In the records that follow, the lines from the one containing "Rebuild this chart" to the one containing "const yTicks = [0, 10000, 20000, 30000, 40000, 50000];", inclusive, are to be given again exactly.

Data excerpts.
+--
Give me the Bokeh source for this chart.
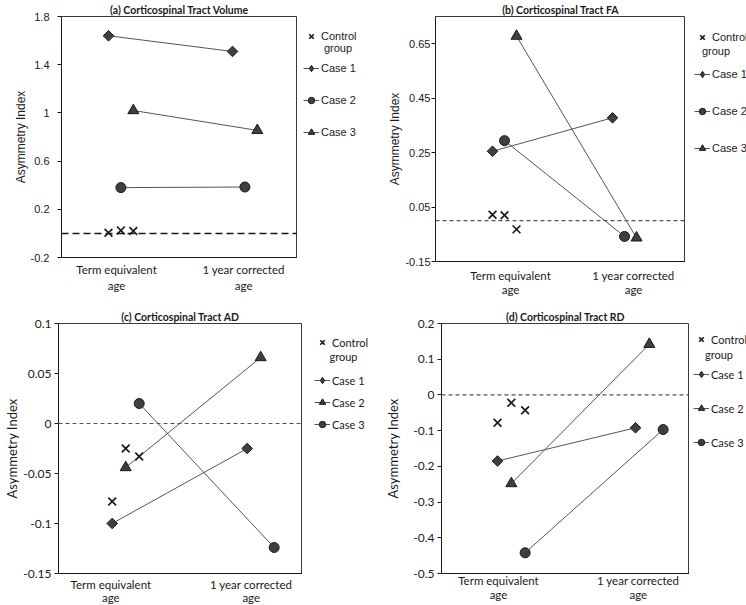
+--
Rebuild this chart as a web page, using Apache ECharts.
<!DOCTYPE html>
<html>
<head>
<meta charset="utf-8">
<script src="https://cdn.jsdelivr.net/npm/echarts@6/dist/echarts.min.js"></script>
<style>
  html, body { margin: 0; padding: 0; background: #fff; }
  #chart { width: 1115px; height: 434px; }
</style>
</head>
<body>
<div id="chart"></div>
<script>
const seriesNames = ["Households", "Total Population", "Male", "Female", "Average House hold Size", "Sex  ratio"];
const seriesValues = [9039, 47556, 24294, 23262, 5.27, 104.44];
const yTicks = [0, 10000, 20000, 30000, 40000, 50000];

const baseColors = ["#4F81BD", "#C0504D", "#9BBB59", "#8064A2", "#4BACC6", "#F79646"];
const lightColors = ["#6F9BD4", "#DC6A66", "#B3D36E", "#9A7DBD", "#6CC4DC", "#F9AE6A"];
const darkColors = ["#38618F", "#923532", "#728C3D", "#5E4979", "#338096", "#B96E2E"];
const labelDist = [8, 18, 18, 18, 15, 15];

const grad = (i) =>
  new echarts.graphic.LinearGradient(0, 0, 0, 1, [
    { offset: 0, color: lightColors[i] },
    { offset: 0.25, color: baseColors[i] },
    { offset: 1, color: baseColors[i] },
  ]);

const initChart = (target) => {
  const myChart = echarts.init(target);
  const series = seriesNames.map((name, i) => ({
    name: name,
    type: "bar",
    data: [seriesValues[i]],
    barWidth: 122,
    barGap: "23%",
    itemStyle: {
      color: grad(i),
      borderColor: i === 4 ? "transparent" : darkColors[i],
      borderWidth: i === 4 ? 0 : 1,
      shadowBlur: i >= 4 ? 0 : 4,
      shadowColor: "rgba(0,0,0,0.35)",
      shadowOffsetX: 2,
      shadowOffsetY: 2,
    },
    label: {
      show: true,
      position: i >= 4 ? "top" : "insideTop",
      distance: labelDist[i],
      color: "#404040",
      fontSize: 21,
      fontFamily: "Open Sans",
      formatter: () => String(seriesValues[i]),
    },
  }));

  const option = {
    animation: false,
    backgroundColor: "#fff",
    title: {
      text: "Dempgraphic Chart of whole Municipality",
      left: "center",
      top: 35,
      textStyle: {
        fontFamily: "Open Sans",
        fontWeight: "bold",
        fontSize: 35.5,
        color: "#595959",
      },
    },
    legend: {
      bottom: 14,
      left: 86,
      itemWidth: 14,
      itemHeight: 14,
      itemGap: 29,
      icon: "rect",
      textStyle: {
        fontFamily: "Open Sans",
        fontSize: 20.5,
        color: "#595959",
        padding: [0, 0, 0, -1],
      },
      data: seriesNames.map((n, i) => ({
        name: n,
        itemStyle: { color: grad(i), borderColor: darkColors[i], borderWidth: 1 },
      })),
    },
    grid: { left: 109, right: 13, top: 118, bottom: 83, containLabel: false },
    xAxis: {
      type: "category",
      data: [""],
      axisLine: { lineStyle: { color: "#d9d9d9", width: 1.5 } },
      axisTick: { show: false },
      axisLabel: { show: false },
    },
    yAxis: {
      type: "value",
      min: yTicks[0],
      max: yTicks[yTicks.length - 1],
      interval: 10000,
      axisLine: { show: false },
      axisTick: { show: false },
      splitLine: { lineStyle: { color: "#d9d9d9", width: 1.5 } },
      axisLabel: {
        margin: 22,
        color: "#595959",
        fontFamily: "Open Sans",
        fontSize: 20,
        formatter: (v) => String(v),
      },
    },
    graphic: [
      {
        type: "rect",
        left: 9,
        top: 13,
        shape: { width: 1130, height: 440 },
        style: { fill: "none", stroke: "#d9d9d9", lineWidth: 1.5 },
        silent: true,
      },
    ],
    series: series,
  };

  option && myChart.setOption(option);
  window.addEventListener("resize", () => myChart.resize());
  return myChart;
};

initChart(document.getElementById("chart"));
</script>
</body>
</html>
+--
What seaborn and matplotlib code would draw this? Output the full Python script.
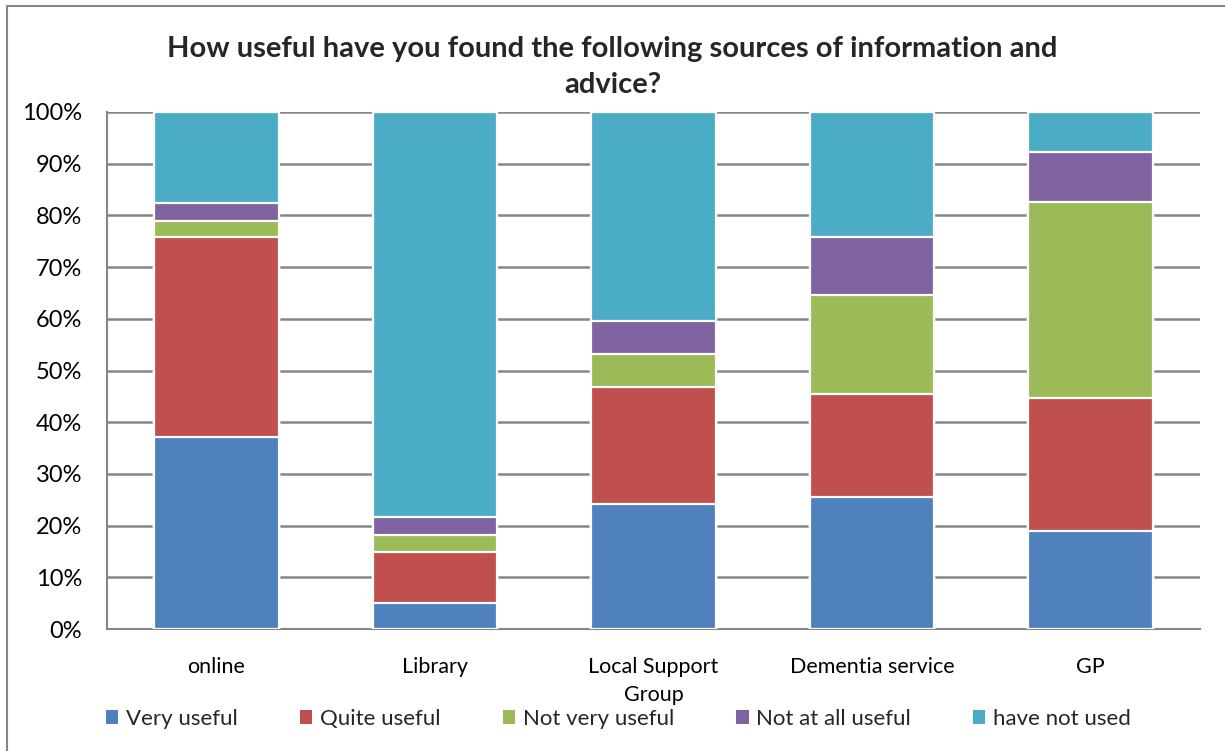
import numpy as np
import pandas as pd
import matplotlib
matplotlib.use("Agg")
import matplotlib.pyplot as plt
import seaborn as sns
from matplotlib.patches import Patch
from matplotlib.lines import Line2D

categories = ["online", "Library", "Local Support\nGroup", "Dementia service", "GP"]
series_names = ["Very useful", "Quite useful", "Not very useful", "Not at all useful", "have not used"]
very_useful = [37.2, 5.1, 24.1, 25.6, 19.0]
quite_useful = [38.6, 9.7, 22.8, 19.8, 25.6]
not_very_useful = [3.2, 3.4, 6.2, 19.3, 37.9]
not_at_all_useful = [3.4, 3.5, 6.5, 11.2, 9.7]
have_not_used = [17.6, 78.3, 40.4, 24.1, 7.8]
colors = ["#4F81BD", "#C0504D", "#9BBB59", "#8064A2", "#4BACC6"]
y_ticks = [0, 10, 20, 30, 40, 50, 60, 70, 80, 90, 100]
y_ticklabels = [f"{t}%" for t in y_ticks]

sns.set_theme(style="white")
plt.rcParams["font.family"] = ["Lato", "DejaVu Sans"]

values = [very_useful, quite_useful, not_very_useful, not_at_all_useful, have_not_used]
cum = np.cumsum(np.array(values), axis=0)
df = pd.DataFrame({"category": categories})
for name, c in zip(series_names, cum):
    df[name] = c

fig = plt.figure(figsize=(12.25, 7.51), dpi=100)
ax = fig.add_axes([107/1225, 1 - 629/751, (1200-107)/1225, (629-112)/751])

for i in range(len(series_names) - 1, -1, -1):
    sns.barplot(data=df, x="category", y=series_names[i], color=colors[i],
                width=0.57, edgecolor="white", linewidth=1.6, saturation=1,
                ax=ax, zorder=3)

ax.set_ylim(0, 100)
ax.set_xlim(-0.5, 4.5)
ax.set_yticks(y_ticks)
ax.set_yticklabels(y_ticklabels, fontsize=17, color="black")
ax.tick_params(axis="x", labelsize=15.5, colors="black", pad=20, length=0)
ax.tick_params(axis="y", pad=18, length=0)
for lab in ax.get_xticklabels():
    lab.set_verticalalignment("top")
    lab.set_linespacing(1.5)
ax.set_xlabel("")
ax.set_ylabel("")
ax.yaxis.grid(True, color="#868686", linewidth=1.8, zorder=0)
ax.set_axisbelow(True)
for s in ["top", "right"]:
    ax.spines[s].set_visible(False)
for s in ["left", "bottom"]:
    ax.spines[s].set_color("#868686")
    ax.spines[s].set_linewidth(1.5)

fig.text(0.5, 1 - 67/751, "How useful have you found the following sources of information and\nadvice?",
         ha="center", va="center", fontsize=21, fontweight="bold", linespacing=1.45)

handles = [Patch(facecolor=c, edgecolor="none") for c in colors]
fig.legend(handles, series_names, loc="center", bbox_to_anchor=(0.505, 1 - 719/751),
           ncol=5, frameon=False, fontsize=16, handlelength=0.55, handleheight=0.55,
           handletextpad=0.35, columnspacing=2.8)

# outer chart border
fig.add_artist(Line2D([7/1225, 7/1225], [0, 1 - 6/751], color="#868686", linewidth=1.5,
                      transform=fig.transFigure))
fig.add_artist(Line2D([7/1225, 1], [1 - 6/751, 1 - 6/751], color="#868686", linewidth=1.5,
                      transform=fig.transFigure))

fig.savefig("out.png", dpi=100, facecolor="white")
+--
Result.
Rebuild this chart as a web page, using Apache ECharts.
<!DOCTYPE html>
<html>
<head>
<meta charset="utf-8">
<script src="https://cdn.jsdelivr.net/npm/echarts@6/dist/echarts.min.js"></script>
<style>
  html, body { margin: 0; padding: 0; background: #fff; }
  #chart { width: 1115px; height: 434px; }
</style>
</head>
<body>
<div id="chart"></div>
<script>
const seriesNames = ["Households", "Total Population", "Male", "Female", "Average House hold Size", "Sex  ratio"];
const seriesValues = [9039, 47556, 24294, 23262, 5.27, 104.44];
const yTicks = [0, 10000, 20000, 30000, 40000, 50000];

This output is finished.